“216 milyar dolar para nereden bulunacak?”
Ekonomide pek çok kırılma noktası var ancak bunun en başında dış finansman ihtiyacı geliyor. Türkiye’nin orijinal vadesi ne olursa olsun bir yıl içinde vadesi dolacak borçları için bu yıl toplam 216 milyar dolara ihtiyacı var. Bu milli gelirin yüzde 28’i kadar bir rakam. En büyük kırılganlık noktası bu paranın bulunması. Türkiye sağlıklı iki finansman kaynağı olan doğrudan yatırımlar ve tasarruflarda sınıfta kalmış durumda. Sıcak paraya esir kaldık. Dış kaynak bir numaralı sorun. Bu ülke dış kaynağı nasıl bulacak. Bir ölçüde rezervleri eritiyoruz. Bir istatistiki şehir efsanesi ‘Türkiye’nin rekor rezervleri var.” Oysa o rakamın içinde örneğin İş Bankası’nın dolar mevduatı olduğu için koyduğu zorunlu karşılıklar da var. Net rezervler benim hesabıma göre 35 milyar dolar, yani 5-6 haftalık ithalat. Bu para ile TL’yi koruyamazsınız, bir işlem yapamazsınız.

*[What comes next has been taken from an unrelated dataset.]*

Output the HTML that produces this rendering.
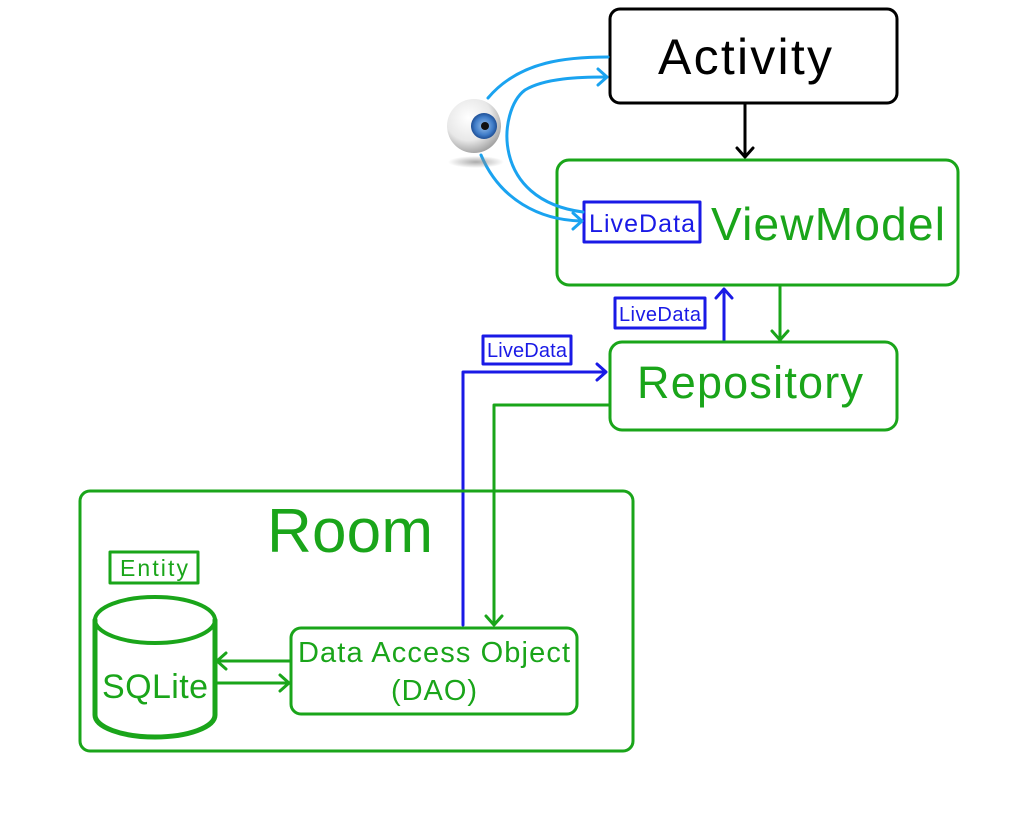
<!DOCTYPE html>
<html><head><meta charset="utf-8"><style>
html,body{margin:0;padding:0;background:#fff;}
svg{display:block;font-family:"Liberation Sans",sans-serif;}
</style></head><body>
<svg width="1025" height="831" viewBox="0 0 1025 831" xmlns="http://www.w3.org/2000/svg">
<defs>
<radialGradient id="eye" cx="0.4" cy="0.35" r="0.7">
<stop offset="0" stop-color="#ffffff"/><stop offset="0.6" stop-color="#e8e8e8"/><stop offset="1" stop-color="#9a9a9a"/>
</radialGradient>
<radialGradient id="iris" cx="0.5" cy="0.5" r="0.5">
<stop offset="0" stop-color="#9cc3ee"/><stop offset="0.7" stop-color="#3f7cc8"/><stop offset="1" stop-color="#1f4f95"/>
</radialGradient>
<radialGradient id="shadow" cx="0.5" cy="0.5" r="0.5">
<stop offset="0" stop-color="#888" stop-opacity="0.7"/><stop offset="1" stop-color="#888" stop-opacity="0"/>
</radialGradient>
</defs>
<g fill="none" stroke-linecap="round" stroke-linejoin="round">
<rect x="610" y="9" width="287" height="94" rx="10" stroke="#000" stroke-width="3"/>
<line x1="745" y1="103" x2="745" y2="156" stroke="#000" stroke-width="3"/>
<polyline points="737,148 745,157 753,148" stroke="#000" stroke-width="3"/>
<rect x="557" y="160" width="401" height="125" rx="12" stroke="#1aa51a" stroke-width="3"/>
<rect x="584" y="202" width="116" height="40" stroke="#1a1ae6" stroke-width="3"/>
<line x1="780" y1="286" x2="780" y2="339" stroke="#1aa51a" stroke-width="3"/>
<polyline points="772,331 780,340 788,331" stroke="#1aa51a" stroke-width="3"/>
<line x1="724" y1="341" x2="724" y2="290" stroke="#1a1ae6" stroke-width="3"/>
<polyline points="716,298 724,289 732,298" stroke="#1a1ae6" stroke-width="3"/>
<rect x="615" y="298" width="90" height="30" stroke="#1a1ae6" stroke-width="3"/>
<rect x="610" y="342" width="287" height="88" rx="12" stroke="#1aa51a" stroke-width="3"/>
<polyline points="463,625 463,372 605,372" stroke="#1a1ae6" stroke-width="3"/>
<polyline points="597,364 606,372 597,380" stroke="#1a1ae6" stroke-width="3"/>
<rect x="483" y="336" width="88" height="28" stroke="#1a1ae6" stroke-width="3"/>
<polyline points="609,405 494,405 494,624" stroke="#1aa51a" stroke-width="3"/>
<polyline points="486,616 494,625 502,616" stroke="#1aa51a" stroke-width="3"/>
<rect x="80" y="491" width="553" height="260" rx="10" stroke="#1aa51a" stroke-width="3"/>
<rect x="110" y="552" width="88" height="31" stroke="#1aa51a" stroke-width="3"/>
<path d="M95,620 L95,715 A60,22 0 0 0 215,715 L215,620" stroke="#1aa51a" stroke-width="5"/>
<ellipse cx="155" cy="620" rx="60" ry="23" stroke="#1aa51a" stroke-width="4"/>
<rect x="291" y="628" width="286" height="86" rx="10" stroke="#1aa51a" stroke-width="3"/>
<line x1="290" y1="661" x2="218" y2="661" stroke="#1aa51a" stroke-width="3"/>
<polyline points="226,653 217,661 226,669" stroke="#1aa51a" stroke-width="3"/>
<line x1="217" y1="683" x2="288" y2="683" stroke="#1aa51a" stroke-width="3"/>
<polyline points="280,675 289,683 280,691" stroke="#1aa51a" stroke-width="3"/>
<path d="M488,98 C520,60 570,57 608,57" stroke="#1aa3f0" stroke-width="3"/>
<path d="M583,212 C490,200 498,110 525,90 C545,78 580,77 606,77" stroke="#1aa3f0" stroke-width="3"/>
<polyline points="598,69 607,77 598,85" stroke="#1aa3f0" stroke-width="3"/>
<path d="M481,155 C500,200 540,220 581,221" stroke="#1aa3f0" stroke-width="3"/>
<polyline points="573,213 582,221 573,229" stroke="#1aa3f0" stroke-width="3"/>
</g>
<ellipse cx="476" cy="162" rx="28" ry="6" fill="url(#shadow)"/>
<circle cx="474" cy="126" r="27" fill="url(#eye)"/>
<circle cx="484" cy="126" r="13" fill="url(#iris)"/>
<circle cx="485" cy="126" r="4" fill="#111"/>
<text x="745" y="74" font-size="50" text-anchor="middle" fill="#000" textLength="174">Activity</text>
<text x="642" y="232" font-size="25" text-anchor="middle" fill="#1a1ae6" textLength="106">LiveData</text>
<text x="711" y="240" font-size="46" fill="#1aa51a" textLength="234">ViewModel</text>
<text x="660" y="321" font-size="20" text-anchor="middle" fill="#1a1ae6" textLength="82">LiveData</text>
<text x="527" y="357" font-size="20" text-anchor="middle" fill="#1a1ae6" textLength="80">LiveData</text>
<text x="750" y="398" font-size="45" text-anchor="middle" fill="#1aa51a" textLength="226">Repository</text>
<text x="350" y="552" font-size="62" text-anchor="middle" fill="#1aa51a" textLength="166">Room</text>
<text x="154" y="576" font-size="23" text-anchor="middle" fill="#1aa51a" textLength="68">Entity</text>
<text x="155" y="698" font-size="34" text-anchor="middle" fill="#1aa51a" textLength="106">SQLite</text>
<text x="434" y="662" font-size="29" text-anchor="middle" fill="#1aa51a" textLength="272">Data Access Object</text>
<text x="434" y="700" font-size="29" text-anchor="middle" fill="#1aa51a" textLength="86">(DAO)</text>
</svg>
</body></html>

Bir başka şehir efsanesi ‘IMF borcunu sıfırladık’ diyorlar. 2002 sonunda Türkiye’nin IMF’e 16 milyar dolar kadar borcu vardı, şimdi sıfır borcu var. 2002 sonunda Türkiye’nin şirketleri, devlet, IMF, dahil toplam borcu 129 milyar dolardı.16 milyar doları ödediniz ama toplam borcunuz 402 milyar dolar. IMF’e borcumuzu ödedik demek yanlış.
Yapısal problemlere el atılmadı
Son 12 yıla bakarsanız 2007 yılına kadar dünya bir lale devri yaşadı. Üretkenlik yüksekti, enflasyon, faiz düşüktü, Türkiye bundan payını aldı. Yapısal reformlar acı bir ilaçtır, bunu yapmak için en ideal ortam ekonomik koşulların iyi olduğu ortamdır. Bu ortamı yaşadık ama bizim yöneticilerimiz hiçbir yapısal probleme el atmadılar. Ülkenin kronik problemlerine yeni problemler eklendi. İşsizlik, vergi yapısının bozukluğu, tasarruf oranlarının düşüklüğü, sermaye piyasalarının cılızlığı kronik sorunlar. Bu sorunlara, cari açık, bireysel ve şirket kredilerindeki büyüme hızının artması, özel sektör borçları ile sıcak paranın hakimiyeti gibi yeni problemler eklendi.
Mali disiplin yok
Türkiye’nin bütçe açığına ve borç tutarına bakarsanız IMF’in her ikisi de 30 ülkeden oluşan iki tane örneklemesi var, bir tanesi gelişen ülkeler, diğeri gelişmekte olan ülkeler. Türkiye’de bu rakamlarlar yani borç –gayrisafi milli hasıla oranı ve bütçe açığı ortalaması gelişen ülkeler ortalamasında. Yani özel bir durum yok, mali disiplin yok.
Seçim beyannamelerinde yer alan asgari ücret artışı mutlaka kaynak sorunu yaratır. Sorumsuz bir davranış, bir müzayede var. Birisi “bin 500, diğeri 5 bin lira” diyor, “iki maaş ikramiye, mazot” diyor. Bizim partimizin böyle bir vaadi yok. Asgari ücretteki artışın bir bedeli var, bu bedeli birisi ödeyecek. Asgari ücretten vergi almazsan, mazotu bir buçuk liradan satarsan, bütçe açığı yükselecek. Ülkede bir israf var ama asgari ücreti artıracak, emekliye iki ikramiye verecek kadar da kaynak yok.”